Ansel Adams has had a tremendous lasting effect on photography. In this tutorial we’ll show you how recreate the classic look and feel of an Ansel Adams landscape in Photoshop.
When we talk about great landscape photographers, Ansel Adams has to be the first name on the list. His starkly beautiful images of the American wilderness displayed flawless technique and a uniquely crafted vision.
Most of his work made use of monochrome film; lens-mounted filters (usually yellow or red) to emphasise skies; and darkroom techniques that added contrast and controlled detail.
All of these great effects are simple to recreate. The first step is to convert our image to mono. Some methods for this are better than others. The best tools give you control over the brightness of individual colour ranges in the image during the mono conversion.
One such tool is the HSL panel in Camera Raw. Just as Adams used filters, we can use HSL to control colour brightness for a dramatic sky. Our technique differs slightly from the normal approach to Camera Raw mono, in that we’ll use HSL’s saturation sliders for greater control.
In the zone
Adams’ prints were painstakingly crafted using his Zone System to ensure the best gradation of tones. Similarly, we can use Photoshop tonal tools to ensure we have rich shadows and delicately detailed highlights. Adams wasn’t adverse to a little dodging and burning, despite his emphasis on ‘pure’ photography, so we’ll follow suit.

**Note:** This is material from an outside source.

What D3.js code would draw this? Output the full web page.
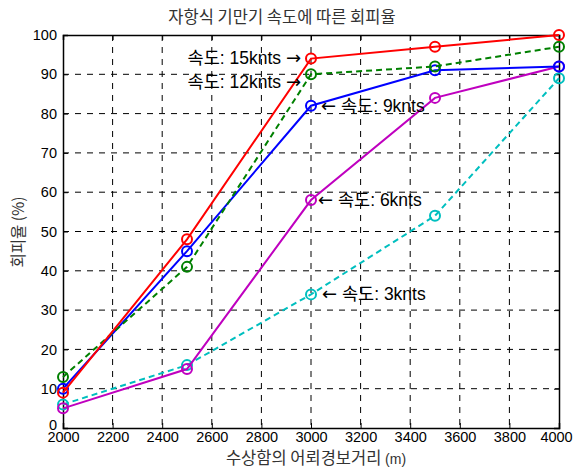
<!DOCTYPE html>
<html><head><meta charset="utf-8">
<script src="https://cdn.jsdelivr.net/npm/d3@7"></script>
<style>body{margin:0;background:#fff}</style>
</head><body><svg id="c" width="574" height="468"></svg>
<script>
const xValues = [2000, 2500, 3000, 3500, 4000];
const s15 = [9, 48, 94, 97, 100];
const s12 = [13, 41, 90, 92, 97];
const s9 = [10, 45, 82, 91, 92];
const s6 = [5, 15, 58, 84, 92];
const s3 = [6, 16, 34, 54, 89];
const xTicks = [2000,2200,2400,2600,2800,3000,3200,3400,3600,3800,4000];
const yTicks = [0,10,20,30,40,50,60,70,80,90,100];
const series = [
  {name:"3knts", vals:s3, color:"#00bfbf", dash:"6,4"},
  {name:"6knts", vals:s6, color:"#bf00bf", dash:null},
  {name:"9knts", vals:s9, color:"#0000ff", dash:null},
  {name:"12knts", vals:s12, color:"#008000", dash:"6,4"},
  {name:"15knts", vals:s15, color:"#ff0000", dash:null}
];
const svg = d3.select("#c");
const L=63,R=559,T=35,B=428;
const x = d3.scaleLinear().domain([2000,4000]).range([L,R]);
const y = d3.scaleLinear().domain([0,100]).range([B,T]);
const font = "'Liberation Sans', Arial, sans-serif";
const kfont = "'Liberation Sans', 'Noto Sans CJK KR', sans-serif";
// grid
const g = svg.append("g");
xTicks.slice(1,-1).forEach(t=>g.append("line").attr("x1",x(t)).attr("x2",x(t)).attr("y1",T).attr("y2",B).attr("stroke","#000").attr("stroke-width",1).attr("stroke-dasharray","6,6"));
yTicks.slice(1,-1).forEach(t=>g.append("line").attr("y1",y(t)).attr("y2",y(t)).attr("x1",L).attr("x2",R).attr("stroke","#000").attr("stroke-width",1).attr("stroke-dasharray","6,6"));
// axes
const xa = svg.append("g").attr("transform",`translate(0,${B})`).call(d3.axisBottom(x).tickValues(xTicks).tickSize(-5).tickPadding(4).tickFormat(d3.format("d")));
const ya = svg.append("g").attr("transform",`translate(${L},0)`).call(d3.axisLeft(y).tickValues(yTicks).tickSize(-5).tickPadding(6));
svg.append("g").attr("transform",`translate(0,${T})`).call(d3.axisTop(x).tickValues(xTicks).tickSize(-5).tickFormat(""));
svg.append("g").attr("transform",`translate(${R},0)`).call(d3.axisRight(y).tickValues(yTicks).tickSize(-5).tickFormat(""));
svg.selectAll(".domain").attr("stroke","#000").attr("stroke-width",1.5);
svg.selectAll(".tick line").attr("stroke","#000");
svg.selectAll(".tick text").attr("font-family",font).attr("font-size","14.5px").attr("fill","#000");
xa.selectAll(".tick text").filter(d=>d===4000).attr("dx","-3px");
ya.selectAll(".tick text").filter(d=>d===0).attr("y",-3);
// lines
const line = d3.line().x((d,i)=>x(xValues[i])).y(d=>y(d));
series.forEach(s=>{
  svg.append("path").datum(s.vals).attr("d",line).attr("fill","none").attr("stroke",s.color).attr("stroke-width",2).attr("stroke-dasharray",s.dash);
  svg.selectAll(null).data(s.vals).enter().append("circle").attr("cx",(d,i)=>x(xValues[i])).attr("cy",d=>y(d)).attr("r",5).attr("fill","none").attr("stroke",s.color).attr("stroke-width",2);
});
// annotations
const ann = [
  {t:"속도: 15knts", arrow:"→", x:3000, y:94, dx:-10, dy:5, a:"end"},
  {t:"속도: 12knts", arrow:"→", x:3000, y:90, dx:-10, dy:14, a:"end"},
  {t:"속도: 9knts", arrow:"←", x:3000, y:82, dx:10, dy:6, a:"start"},
  {t:"속도: 6knts", arrow:"←", x:3000, y:58, dx:7, dy:6, a:"start"},
  {t:"속도: 3knts", arrow:"←", x:3000, y:34, dx:11, dy:6, a:"start"}
];
ann.forEach(a=>{
  const tx = svg.append("text").attr("x",x(a.x)+a.dx).attr("y",y(a.y)+a.dy).attr("text-anchor",a.a).attr("font-family",kfont).attr("font-size","17.5px").attr("fill","#000");
  if(a.a==="end"){
    tx.append("tspan").text(a.t+" ");
    tx.append("tspan").attr("font-family","'DejaVu Sans', sans-serif").attr("font-size","18px").text(a.arrow);
  } else {
    tx.append("tspan").attr("font-family","'DejaVu Sans', sans-serif").attr("font-size","18px").text(a.arrow);
    tx.append("tspan").text(" "+a.t);
  }
});
// title & labels
svg.append("text").attr("x",282).attr("y",23).attr("text-anchor","middle").attr("font-family","'Noto Sans CJK KR', sans-serif").attr("font-size","16.5px").attr("fill","#333").text("자항식 기만기 속도에 따른 회피율");
const xl = svg.append("text").attr("x",316).attr("y",464).attr("text-anchor","middle").attr("font-family","'Noto Sans CJK KR', sans-serif").attr("font-size","16.5px").attr("fill","#333");
xl.append("tspan").text("수상함의 어뢰경보거리 ");
xl.append("tspan").attr("font-family",font).attr("font-size","14px").text("(m)");
svg.append("text").attr("transform","translate(24,232) rotate(-90)").attr("text-anchor","middle").attr("font-family","'Noto Sans CJK KR', sans-serif").attr("font-size","15.5px").attr("fill","#333").text("회피율 (%)");
</script></body></html>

How to make an Ansel Adams landscape in Photoshop: steps 1-9
01 Fix the fringing
Download our start image and follow along! Navigate to our tutorial image in Bridge, right-click and choose Open in Camera Raw. We’ll start by quickly fixing the fringing you find in areas of high contrast, such as where the mountain meets the sky. Click the Lens Correction panel on the right, then go to the Colour tab and tick Remove Chromatic Aberration.
02 Remove the colour
Click on the HSL Panel, then go to the Saturation tab. Drag all eight sliders back to -100. The reason we’re removing colour like this rather than ticking Convert to Grayscale is that this way we can use the Temp, Tint, Saturation and Vibrance sliders to fine-tune the look of the black and white later.
03 Darken the blues
Click the Luminance tab, then use the sliders to change the brightness. We want to darken the sky and lighten the foliage, so set Oranges to +84, Yellows to +65, Greens to +54, Aquas to -65, Blues to -58 and Purples to -58. Use the Targeted Adjustment tool to drag over the image to change colours.
04 Add a grad
Grab the Graduated Filter tool from the Toolbar, then click and drag down from near the top of the image towards the middle. Hold Shift as you drag to keep the line vertical. Next, go to the Graduated Filter sliders on the right and set Exposure to -2.30. Make sure all the other sliders are set to their default values.
05 Set white and black
Click the Basic panel. Set Contrast to +18, Shadows to +24 and Clarity to +18. Hold Alt and drag the Whites slider right until you see areas appear in the image. Set the Whites to a point just before the areas appear, at about +17. Do the same for the Black slider by dragging until the areas disappear at about +10.
06 Play with temperature
Now we can use the Temperature and Tint sliders to fine-tune the black and white conversion. By dragging the Temperature slider to the left, we can shift the colours, which results in a different black-and-white look. Next, set Temperature to 5900 and Tint to +22.
07 Increase the saturation
We can also use the Saturation and Vibrance sliders to vary the contrast and intensity of the mono effect. Set Vibrance to +18 and Saturation to +58. The changes are quite subtle, but add to the control you have over the look and punch of the black-and-white effect.
08 Add more punch
Click the Tone Curve panel and go to the Point tab. Click to add one point near the top right of the diagonal curve line, and drag up to lighten the image. Add a second point near the bottom left of the line and drag it down to darken the shadow tones, increasing contrast.
09 Paint an adjustment
Grab the Adjustment brush from the Toolbar. Paint roughly over the mountains and the foreground. Use ] and [ to resize your brush as you paint and press Y to toggle the mask overlay on and off. Set Exposure to +25 and Clarity to +42 to change the area covered by the mask.